The Guardian newspaper stated: “Hagel was forced to repeat an earlier apology for using Jewish lobby, saying he should have referred to “pro-Israel lobby”. (Describing it as a “dumb thing”!) Senator Roger Wicker, Republican of Mississippi, pressed Hagel: “Do you stand by your statement they succeed in this town because of intimidation?” Hagel said he should have described it as influence not intimidation.”As the Guardian

reports on the testy hearing, Senator Mike Lee, Republican of Utah, pressed Hagel on whether he was prepared to defend a statement in which he said the Israelis “keep Palestinians caged up like animals”. Hagel pulled back: “If I had an opportunity to edit that, like many things I’ve said, I would like to go back and change the words and the meaning.”

This is lamentable and should not be used as a weapon of intimidation by pro-Israel congressmen and senators. Former secretary of state Hillary Clinton explained — in responding to a question at the Council on Foreign Relations on her last day in office last Thursday — as to why US standing was so low in opinion polls in the Arab and Muslim world and why was America unfavourably perceived by Arabs and Muslims. Her quick response was: because of the strong support to Israel over many years.

The Obama administration, over the last four years, had extended a hand to the Arab and Muslim world, reconciling and assuaging the battered relationship that president George W. Bush had laid to ruin because of his disastrous policy, invasions and pre-emptive wars and occupations. Yet little has changed in tangible terms. Opinion polls show the US favourability rating is as low, if not lower, today as during the last two years of the Bush administration.

If the US needs to mend its fences and its relationship with the Arab world, it needs to learn from its mistakes and shortcomings and the unfulfilled and broken promises. That is not hard to do and the US knows through its embassies and think tanks what it should and should not do to get there.

Clinton argued in her last speech at the Council on Foreign Relations that the US had not done a good job in marketing itself in the Arab world and reasoned that one could not be in the arena and expect to see change if one did not get off the bench.

“Getting off the bench” implies being an honest broker and applying equal pressure on all parties to force Israelis to sit down and live up to their obligation of making a two-state solution possible.

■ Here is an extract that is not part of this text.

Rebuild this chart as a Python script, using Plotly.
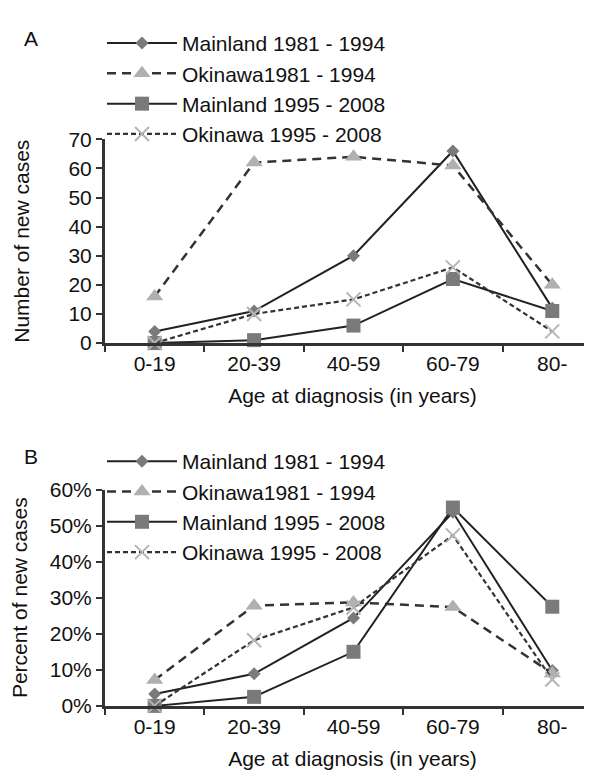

There is an urgent need in Obama’s second and last term to come up with a genuine and bold initiative to move the Middle East peace process towards that lofty goal of a two-state solution.

This can be his lasting legacy if he is successful in pulling this thing off, ensuring lasting and durable peace. That, for sure, will go a long way to serve not only US interests in the region, but will help US favourability rating move up for a change.